**WHAT YOU HAVE TO DO**
Do any lines in the data below contain "diagram"? If so, copy every one of them.

[Entries with chart source code]
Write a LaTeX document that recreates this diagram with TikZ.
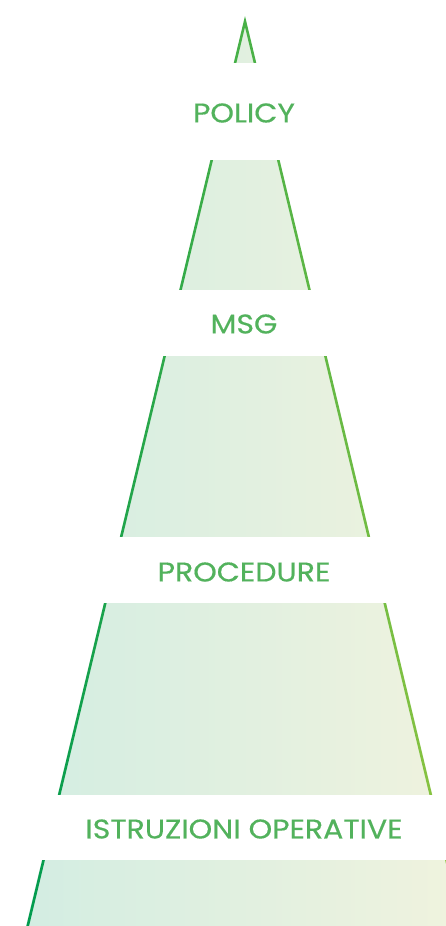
\documentclass[tikz,border=0pt]{standalone}
\usepackage{fontspec}
\setmainfont{Poppins}[FakeBold=0.4]
\definecolor{txtgreen}{RGB}{82,178,92}
\definecolor{fillL}{RGB}{211,237,226}
\definecolor{fillR}{RGB}{240,243,222}
\definecolor{lineL}{RGB}{0,155,78}
\definecolor{lineR}{RGB}{145,198,64}
\newcommand{\wlbl}[1]{\scalebox{1.11}[1.0]{#1}}
\tikzset{
  band/.style={fill=white},
  lbl/.style={text=txtgreen, font=\fontsize{27}{30}\selectfont, inner sep=0pt, anchor=center}
}
\begin{document}
\begin{tikzpicture}[x=1pt,y=-1pt]
\useasboundingbox (0,0) rectangle (446,926);
\clip (0,0) rectangle (446,926);
% pyramid body
\shade[left color=fillL, right color=fillR] (245,18) -- (464,926) -- (26,926) -- cycle;
% outline as thin shaded band
\shade[left color=lineL, right color=lineR, even odd rule]
  (245,16) -- (464.6,930) -- (25.4,930) -- cycle
  (245,27) -- (461.9,930) -- (28.1,930) -- cycle;
% white bands
\fill[band] (0,63) rectangle (446,160);
\fill[band] (0,290) rectangle (446,356);
\fill[band] (0,537) rectangle (446,603);
\fill[band] (0,795) rectangle (446,860);
% labels
\node[lbl] (policy) at (244,113) {\wlbl{POLICY}};
\node[lbl] (msg) at (244,324) {\wlbl{MSG}};
\node[lbl] (procedure) at (244,572) {\wlbl{PROCEDURE}};
\node[lbl] (istruzioni) at (244,829) {\wlbl{ISTRUZIONI OPERATIVE}};
\end{tikzpicture}
\end{document}
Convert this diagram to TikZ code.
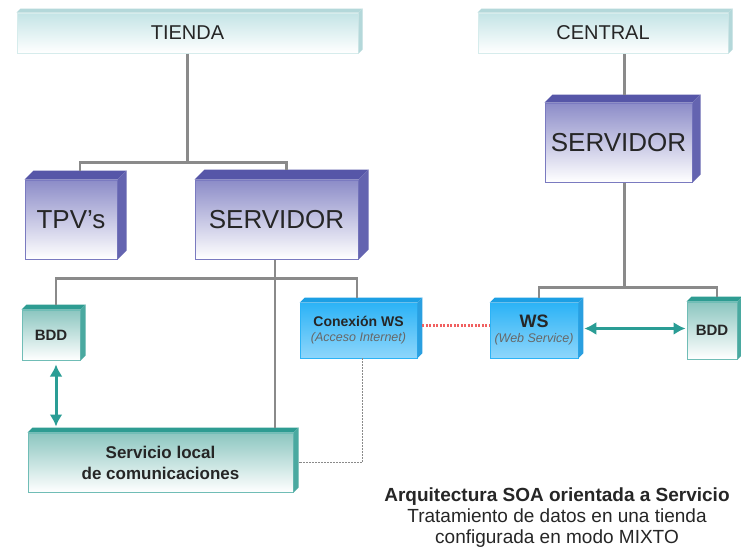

**WRITTEN SOLUTION**
Write a LaTeX document that recreates this diagram with TikZ.
Convert this diagram to TikZ code.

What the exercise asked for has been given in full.